## Code that draws figures
⟨

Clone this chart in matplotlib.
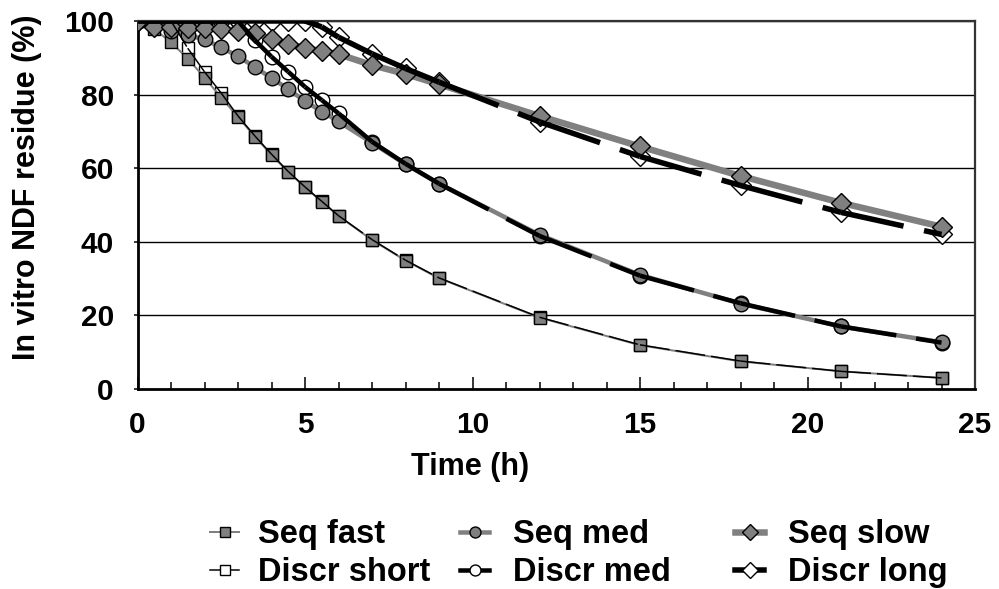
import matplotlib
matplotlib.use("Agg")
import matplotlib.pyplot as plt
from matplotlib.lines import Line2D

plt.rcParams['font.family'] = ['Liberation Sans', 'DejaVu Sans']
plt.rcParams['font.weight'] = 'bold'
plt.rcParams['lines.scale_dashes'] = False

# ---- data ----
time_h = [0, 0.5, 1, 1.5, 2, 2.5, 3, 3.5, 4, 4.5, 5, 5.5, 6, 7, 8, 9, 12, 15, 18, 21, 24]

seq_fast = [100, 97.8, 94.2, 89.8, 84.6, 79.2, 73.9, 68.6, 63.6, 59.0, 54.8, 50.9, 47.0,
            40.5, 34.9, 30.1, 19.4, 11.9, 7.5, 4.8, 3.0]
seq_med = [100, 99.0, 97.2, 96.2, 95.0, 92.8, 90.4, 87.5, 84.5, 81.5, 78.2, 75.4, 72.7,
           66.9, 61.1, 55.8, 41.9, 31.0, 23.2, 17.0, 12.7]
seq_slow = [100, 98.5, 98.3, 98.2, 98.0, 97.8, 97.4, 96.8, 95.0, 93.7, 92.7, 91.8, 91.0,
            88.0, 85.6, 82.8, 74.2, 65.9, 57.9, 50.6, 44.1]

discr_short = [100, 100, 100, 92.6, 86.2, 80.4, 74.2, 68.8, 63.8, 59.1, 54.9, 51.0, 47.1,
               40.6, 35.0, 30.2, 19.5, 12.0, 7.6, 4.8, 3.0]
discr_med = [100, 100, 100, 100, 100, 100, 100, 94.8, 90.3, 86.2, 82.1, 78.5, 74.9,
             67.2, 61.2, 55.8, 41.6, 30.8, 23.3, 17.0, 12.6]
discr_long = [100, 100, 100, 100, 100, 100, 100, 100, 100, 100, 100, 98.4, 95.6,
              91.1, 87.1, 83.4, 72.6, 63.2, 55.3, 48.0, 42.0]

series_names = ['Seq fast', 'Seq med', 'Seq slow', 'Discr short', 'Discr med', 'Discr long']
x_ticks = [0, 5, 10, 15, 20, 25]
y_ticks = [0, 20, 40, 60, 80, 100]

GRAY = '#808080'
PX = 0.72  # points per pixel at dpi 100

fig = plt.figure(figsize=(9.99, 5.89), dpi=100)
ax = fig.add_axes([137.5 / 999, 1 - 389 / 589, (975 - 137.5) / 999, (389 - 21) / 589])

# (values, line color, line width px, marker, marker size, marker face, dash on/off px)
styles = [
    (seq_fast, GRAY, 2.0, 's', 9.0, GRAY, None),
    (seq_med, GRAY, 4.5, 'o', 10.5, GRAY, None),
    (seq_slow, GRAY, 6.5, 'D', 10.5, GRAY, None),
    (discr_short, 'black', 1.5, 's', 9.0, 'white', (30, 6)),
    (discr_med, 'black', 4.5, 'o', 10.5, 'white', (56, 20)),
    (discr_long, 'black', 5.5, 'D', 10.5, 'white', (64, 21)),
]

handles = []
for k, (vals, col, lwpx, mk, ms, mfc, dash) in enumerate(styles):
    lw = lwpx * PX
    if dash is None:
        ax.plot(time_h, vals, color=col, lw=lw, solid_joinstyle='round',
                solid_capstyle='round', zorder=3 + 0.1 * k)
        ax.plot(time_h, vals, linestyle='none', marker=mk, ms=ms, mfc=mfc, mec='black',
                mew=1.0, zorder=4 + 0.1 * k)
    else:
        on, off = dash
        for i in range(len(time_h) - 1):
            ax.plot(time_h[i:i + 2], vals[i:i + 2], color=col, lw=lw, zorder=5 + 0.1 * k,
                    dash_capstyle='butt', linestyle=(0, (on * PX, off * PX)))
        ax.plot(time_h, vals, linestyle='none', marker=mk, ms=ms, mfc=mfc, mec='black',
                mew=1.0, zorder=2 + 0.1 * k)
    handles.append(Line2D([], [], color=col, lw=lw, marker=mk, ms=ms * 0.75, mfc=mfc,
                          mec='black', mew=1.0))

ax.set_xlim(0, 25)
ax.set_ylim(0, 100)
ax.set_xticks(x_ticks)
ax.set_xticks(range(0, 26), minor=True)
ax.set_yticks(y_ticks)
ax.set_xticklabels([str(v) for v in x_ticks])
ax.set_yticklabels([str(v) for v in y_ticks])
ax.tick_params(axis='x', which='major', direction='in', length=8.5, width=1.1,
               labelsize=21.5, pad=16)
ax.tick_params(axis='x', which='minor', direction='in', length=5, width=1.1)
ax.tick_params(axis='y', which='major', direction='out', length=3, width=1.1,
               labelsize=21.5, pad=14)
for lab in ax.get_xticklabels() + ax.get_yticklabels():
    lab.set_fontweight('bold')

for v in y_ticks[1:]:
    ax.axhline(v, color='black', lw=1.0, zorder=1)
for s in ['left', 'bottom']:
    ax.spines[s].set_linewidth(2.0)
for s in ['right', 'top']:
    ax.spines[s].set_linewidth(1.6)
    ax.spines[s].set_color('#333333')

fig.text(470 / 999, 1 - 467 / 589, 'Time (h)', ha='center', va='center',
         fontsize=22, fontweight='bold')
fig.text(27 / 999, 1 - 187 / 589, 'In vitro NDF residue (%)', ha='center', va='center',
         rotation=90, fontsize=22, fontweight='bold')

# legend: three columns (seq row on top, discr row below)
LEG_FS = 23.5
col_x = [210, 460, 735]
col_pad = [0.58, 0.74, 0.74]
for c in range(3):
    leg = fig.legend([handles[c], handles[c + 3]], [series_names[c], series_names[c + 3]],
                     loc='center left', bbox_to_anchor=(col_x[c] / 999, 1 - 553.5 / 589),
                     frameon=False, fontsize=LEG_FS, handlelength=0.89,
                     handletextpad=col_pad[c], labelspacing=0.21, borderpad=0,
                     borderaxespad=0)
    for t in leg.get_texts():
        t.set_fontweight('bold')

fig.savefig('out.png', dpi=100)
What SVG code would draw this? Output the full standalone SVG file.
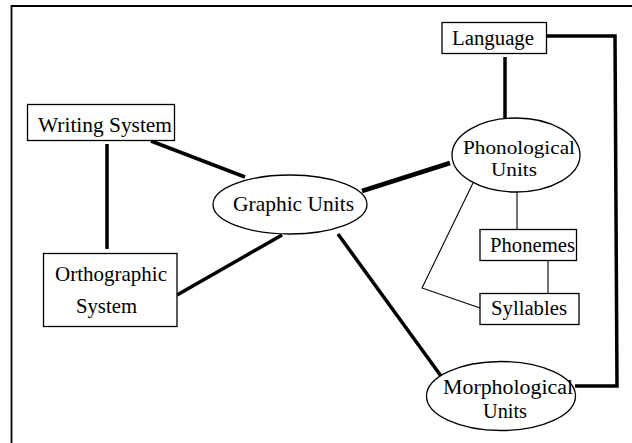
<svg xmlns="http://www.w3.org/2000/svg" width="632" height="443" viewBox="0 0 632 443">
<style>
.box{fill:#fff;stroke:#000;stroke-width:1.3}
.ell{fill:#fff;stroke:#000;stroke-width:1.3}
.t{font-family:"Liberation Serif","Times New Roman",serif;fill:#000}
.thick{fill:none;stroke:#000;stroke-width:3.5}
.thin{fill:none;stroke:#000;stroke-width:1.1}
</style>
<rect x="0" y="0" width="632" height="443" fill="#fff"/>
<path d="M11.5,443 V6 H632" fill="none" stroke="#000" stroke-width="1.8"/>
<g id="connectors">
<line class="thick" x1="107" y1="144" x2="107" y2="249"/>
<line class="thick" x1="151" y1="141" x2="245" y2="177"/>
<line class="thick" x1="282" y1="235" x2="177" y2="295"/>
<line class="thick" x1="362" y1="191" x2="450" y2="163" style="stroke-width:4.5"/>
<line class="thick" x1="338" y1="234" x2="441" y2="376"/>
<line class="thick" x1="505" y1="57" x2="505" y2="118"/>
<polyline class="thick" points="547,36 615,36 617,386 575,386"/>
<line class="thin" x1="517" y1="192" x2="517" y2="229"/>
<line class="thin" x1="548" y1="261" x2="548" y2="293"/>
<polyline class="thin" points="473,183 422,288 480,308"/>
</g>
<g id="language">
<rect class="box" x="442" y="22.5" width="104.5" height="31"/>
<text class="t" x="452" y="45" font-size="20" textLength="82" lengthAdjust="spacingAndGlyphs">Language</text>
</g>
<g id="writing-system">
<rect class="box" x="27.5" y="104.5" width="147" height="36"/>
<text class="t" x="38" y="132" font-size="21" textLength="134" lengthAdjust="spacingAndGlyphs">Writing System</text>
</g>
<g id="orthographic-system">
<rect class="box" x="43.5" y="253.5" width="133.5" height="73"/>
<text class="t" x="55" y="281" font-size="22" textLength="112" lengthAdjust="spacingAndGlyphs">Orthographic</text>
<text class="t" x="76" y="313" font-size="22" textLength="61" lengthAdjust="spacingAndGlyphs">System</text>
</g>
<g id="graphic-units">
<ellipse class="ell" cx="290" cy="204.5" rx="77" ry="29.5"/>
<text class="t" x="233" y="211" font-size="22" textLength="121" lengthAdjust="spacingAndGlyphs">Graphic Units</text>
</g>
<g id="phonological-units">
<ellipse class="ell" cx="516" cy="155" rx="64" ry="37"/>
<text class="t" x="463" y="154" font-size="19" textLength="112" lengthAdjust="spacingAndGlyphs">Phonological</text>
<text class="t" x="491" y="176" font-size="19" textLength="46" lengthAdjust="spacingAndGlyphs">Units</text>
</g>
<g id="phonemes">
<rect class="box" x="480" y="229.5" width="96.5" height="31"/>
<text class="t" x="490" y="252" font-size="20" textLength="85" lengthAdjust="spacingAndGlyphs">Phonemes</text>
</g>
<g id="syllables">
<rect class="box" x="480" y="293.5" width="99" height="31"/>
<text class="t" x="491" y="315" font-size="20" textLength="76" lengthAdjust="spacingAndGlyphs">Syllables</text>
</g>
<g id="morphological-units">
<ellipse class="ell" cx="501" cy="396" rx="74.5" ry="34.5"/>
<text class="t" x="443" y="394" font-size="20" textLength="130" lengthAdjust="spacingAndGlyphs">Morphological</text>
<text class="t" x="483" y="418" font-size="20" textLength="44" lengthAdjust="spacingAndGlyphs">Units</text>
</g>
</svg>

⟩

## Required task
Pictures stay out. Repeat only the lines from the beginning of the data through the line that has "plt.rcParams['lines.scale_dashes'] = False".

## The response
Clone this chart in matplotlib.
import matplotlib
matplotlib.use("Agg")
import matplotlib.pyplot as plt
from matplotlib.lines import Line2D

plt.rcParams['font.family'] = ['Liberation Sans', 'DejaVu Sans']
plt.rcParams['font.weight'] = 'bold'
plt.rcParams['lines.scale_dashes'] = False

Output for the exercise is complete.